Requirements:
Below is a listing. Return the lines from the one that contains "What matplotlib code" to the one that contains "ax = fig.add_axes([0, 0, 1, 1])", both ends included, verbatim and with no pictures.

Input rows:
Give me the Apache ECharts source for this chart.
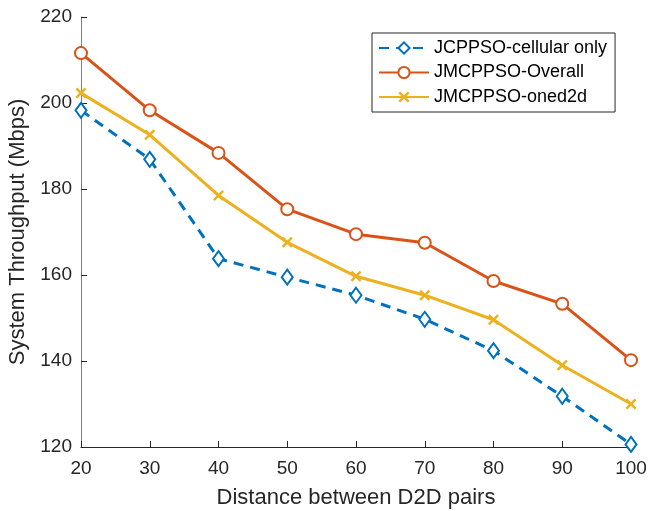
<!DOCTYPE html>
<html>
<head>
<meta charset="utf-8">
<script src="https://cdn.jsdelivr.net/npm/echarts@6/dist/echarts.min.js"></script>
<style>
  html, body { margin: 0; padding: 0; background: #fff; }
  #chart { width: 650px; height: 511px; }
</style>
</head>
<body>
<div id="chart"></div>
<script>
// data
const distances = [20, 30, 40, 50, 60, 70, 80, 90, 100];
const cellularOnly = [198.3, 186.9, 163.8, 159.5, 155.3, 149.7, 142.4, 131.8, 120.6];
const overall = [211.6, 198.3, 188.4, 175.3, 169.5, 167.5, 158.6, 153.3, 140.2];
const oned2d = [202.3, 192.6, 178.5, 167.6, 159.7, 155.3, 149.6, 139.0, 130.0];
const seriesNames = ['JCPPSO-cellular only', 'JMCPPSO-Overall', 'JMCPPSO-oned2d'];
const colors = ['#0072BD', '#D95319', '#EDB120'];

const toPairs = arr => arr.map((v, i) => [distances[i], v]);
const xMark = 'path://M0,1.6L1.6,0L5,3.4L8.4,0L10,1.6L6.6,5L10,8.4L8.4,10L5,6.6L1.6,10L0,8.4L3.4,5Z';

var myChart = echarts.init(document.getElementById('chart'));
myChart.setOption({
  animation: false,
  textStyle: { fontFamily: 'Liberation Sans, Arial, sans-serif' },
  grid: { left: 81, right: 19, top: 17, bottom: 64, containLabel: false, outerBoundsMode: 'none' },
  legend: {
    orient: 'vertical',
    left: 372, top: 33,
    padding: [6, 8, 6, 6],
    itemGap: 6.5,
    itemWidth: 50, itemHeight: 14,
    borderColor: '#262626', borderWidth: 1,
    backgroundColor: '#fff',
    textStyle: { fontSize: 18, lineHeight: 18, color: '#000' },
    data: seriesNames
  },
  xAxis: {
    type: 'value',
    min: 20, max: 100, interval: 10,
    name: 'Distance between D2D pairs',
    nameLocation: 'middle', nameGap: 40,
    nameTextStyle: { fontSize: 22, color: '#262626' },
    axisLine: { onZero: false, lineStyle: { color: '#262626', width: 1 } },
    axisTick: { inside: true, length: 6, lineStyle: { color: '#262626' } },
    axisLabel: { fontSize: 19, color: '#262626', margin: 12 },
    splitLine: { show: false }
  },
  yAxis: {
    type: 'value',
    min: 120, max: 220, interval: 20,
    name: 'System Throughput (Mbps)',
    nameLocation: 'middle', nameGap: 50,
    nameTextStyle: { fontSize: 22, color: '#262626' },
    axisLine: { show: true, lineStyle: { color: '#7f7f7f', width: 1 } },
    axisTick: { show: true, inside: true, length: 6, lineStyle: { color: '#262626' } },
    axisLabel: { fontSize: 19, color: '#262626', margin: 9 },
    splitLine: { show: false }
  },
  series: [
    {
      name: seriesNames[0],
      type: 'line',
      data: toPairs(cellularOnly),
      symbol: 'emptyDiamond',
      symbolSize: [11, 15],
      z: 4,
      lineStyle: { color: colors[0], width: 3, type: [10, 7] },
      itemStyle: { color: colors[0], borderColor: colors[0], borderWidth: 2.5 }
    },
    {
      name: seriesNames[1],
      type: 'line',
      data: toPairs(overall),
      symbol: 'emptyCircle',
      symbolSize: 12,
      z: 3,
      lineStyle: { color: colors[1], width: 3 },
      itemStyle: { color: colors[1], borderColor: colors[1], borderWidth: 2.5 }
    },
    {
      name: seriesNames[2],
      type: 'line',
      data: toPairs(oned2d),
      symbol: xMark,
      symbolSize: 11,
      z: 2,
      lineStyle: { color: colors[2], width: 3 },
      itemStyle: { color: colors[2], borderWidth: 0 }
    }
  ]
});
</script>
</body>
</html>
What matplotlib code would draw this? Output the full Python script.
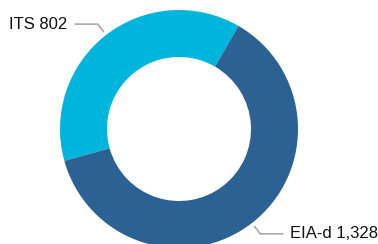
import numpy as np
import matplotlib
matplotlib.use("Agg")
import matplotlib.pyplot as plt

labels = ["ITS", "EIA-d"]
values = [802, 1328]
colors = ["#00b5dc", "#2b6193"]

W, H = 378, 244
fig = plt.figure(figsize=(W / 100, H / 100), dpi=100)
ax = fig.add_axes([0, 0, 1, 1])

cx, cy, R = 179, H - 129, 119
start = 60
wedges, _ = ax.pie(values, colors=colors, startangle=start, counterclock=True,
                   radius=R, center=(cx, cy),
                   wedgeprops=dict(width=R * 0.395, linewidth=0))
ax.set_xlim(0, W)
ax.set_ylim(0, H)
ax.set_aspect("equal")
ax.axis("off")

for w, lab, v in zip(wedges, labels, values):
    mid = np.deg2rad((w.theta1 + w.theta2) / 2)
    x0, y0 = cx + 1.03 * R * np.cos(mid), cy + 1.03 * R * np.sin(mid)
    x1, y1 = cx + 1.115 * R * np.cos(mid), cy + 1.115 * R * np.sin(mid)
    side = np.sign(np.cos(mid))
    x2 = x1 + side * 23
    ax.plot([x0, x1, x2], [y0, y1, y1], color="#aaaaaa", lw=1.2,
            solid_capstyle="butt")
    ax.text(x2 + side * 7, y1, f"{lab} {v:,}", ha="left" if side > 0 else "right",
            va="center", fontsize=12, family="Liberation Sans", color="#111111")

fig.savefig("out.png", dpi=100)
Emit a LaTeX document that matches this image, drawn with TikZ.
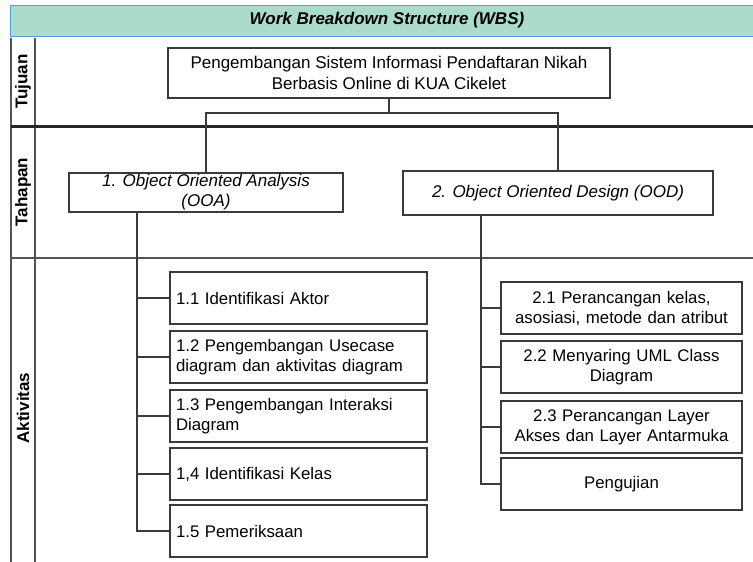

Written solution:
What matplotlib code would draw this? Output the full Python script.
import numpy as np
import matplotlib
matplotlib.use("Agg")
import matplotlib.pyplot as plt

labels = ["ITS", "EIA-d"]
values = [802, 1328]
colors = ["#00b5dc", "#2b6193"]

W, H = 378, 244
fig = plt.figure(figsize=(W / 100, H / 100), dpi=100)
ax = fig.add_axes([0, 0, 1, 1])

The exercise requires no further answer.